The landscape of AWS compute options is overwhelming: EC2, ECS, EKS, Lambda, Lightsail, Elastic Beanstalk, Batch … did I miss any? At their core, all of these options let you run a program, but they have different characteristics; depending on what you want to do, one will be better than another. This post gives you some criteria to help you pick the best compute option for your needs.
Are you running a user-facing web service?
I’m going to get this out of the way up-front: I don’t think that Lambda is appropriate for web applications. The table below shows why: it compares the average response time for a simple “hello, world” webpage written in Node.JS, in milliseconds, as measured using the Firefox developer tools. The leftmost column is a stand-alone Node.JS server, running in an Elastic Beanstalk environment with an Elastic Load Balancer. The second is for calls to a “warmed-up” Lambda function, also using an Elastic Load Balancer, while the third and fourth show the time to make an initial call to Lambda when there isn’t already an execution environment running.
Node.JS | Lambda | Lambda, Cold Start | Lambda, Cold Start in VPC |
82 | 46 | 415 | 10,792 |
The promise of Lambda is that it runs only when needed, and will instantly scale to match demand. This means that you don’t pay to run servers if nobody is visiting your site, and don’t have to scramble to add capacity if you get mentioned by a popular news aggregator. However, there’s a lot that has to happen behind the scenes when a Lambda first starts, which means that the “cold start” time is much larger than the normal response time. And if you’re running your Lambda inside a VPC (for example, because you need to access an RDS database), then that startup time is measured in double-digit seconds.
There are, of course, clever things that you can do client-side to reduce the perceived time to process a request. For example, pre-fetching data that the user is likely to need, or performing updates in the background. And in some cases, such as report generation, you may already expect long response times and will benefit from moving the load off your primary application servers.
But I recommend that you carefully analyze your needs before choosing a Lambda-only solution. Or better, do “the simplest thing that could possibly work” by running your application on a traditional server, then selectively move pieces to Lambda once you understand your traffic patterns.

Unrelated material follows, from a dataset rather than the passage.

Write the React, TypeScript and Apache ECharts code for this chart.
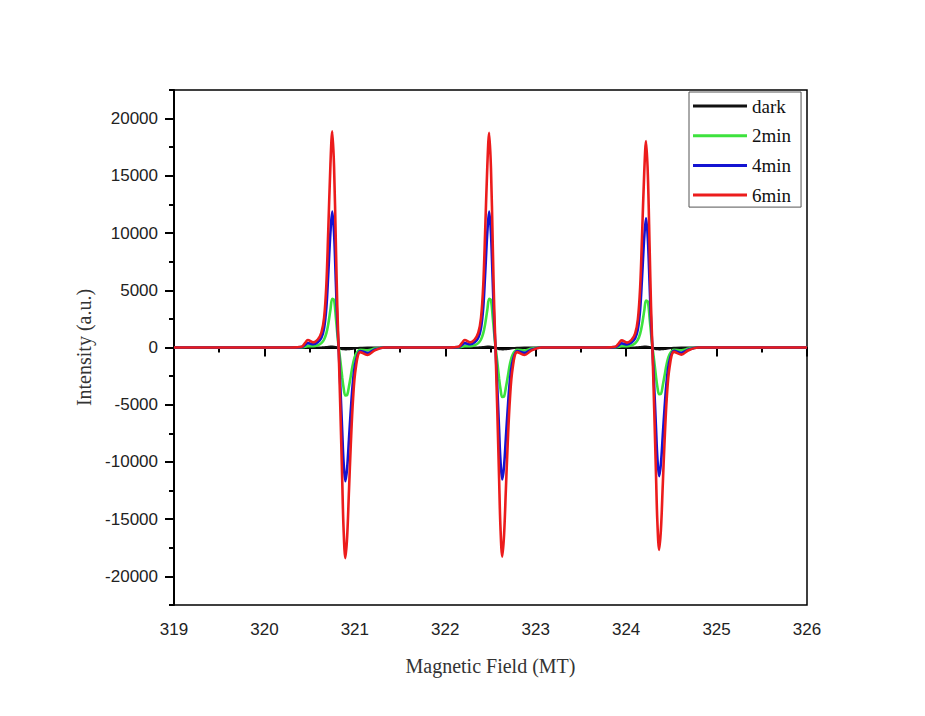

Can your task be triggered by an event?
While I don’t consider Lamba appropriate for user-facing code, it excels at the sort of background tasks that comprise a large part of modern web applications. For example, report generation: there’s rarely a reason for that to happen inside your primary app-server. Instead, the server can write a message to an SQS queue, and that queue can trigger a Lambda that runs the report and then sends an email to the user with the results.
Lambdas also excel at tasks that happen on a periodic basis, triggered by a CloudWatch scheduled event. For example, if you generate a daily summary report for each of your users, you can configure a Lambda to produce these reports at a fixed time each day.
How long does it take to run your task?
While Lambda is great at background tasks, it can’t be used when those tasks take more than 15 minutes to run. Nor can Lambda handle tasks that require more than 512MB of temporary file storage.
If you have tasks like this, you should look at AWS Batch: like Lambda, it runs only when needed, and you pay only for what you use. Unlike Lambda, Batch lets you run arbitrary Docker containers, and will continue to run them until either they’re done or hit a timeout that you specify.
The combination of Batch and Lambda together is exceptionally powerful: the Lambda exists to be triggered by some external event (such as an SQS queue), and in turn queues the Batch job. Depending on how fancy you want to be, you could then trigger another Lambda when the Batch job completes — either successfully or not — to take some further action.
Do you need special libraries?
One of the other reasons to use Batch rather than Lambda is that you can install additional software in a Batch container. For example, you might want to use the popular ffmpeg library to validate and transform video files that have been uploaded to S3. While this task might fit in the time and space limitations of Lambda, you won’t be able to run it because you can’t install the library.
However, since Batch uses Docker containers, you can install whatever software you wish into the container image before running it. You’re not limited to a predefined execution environment.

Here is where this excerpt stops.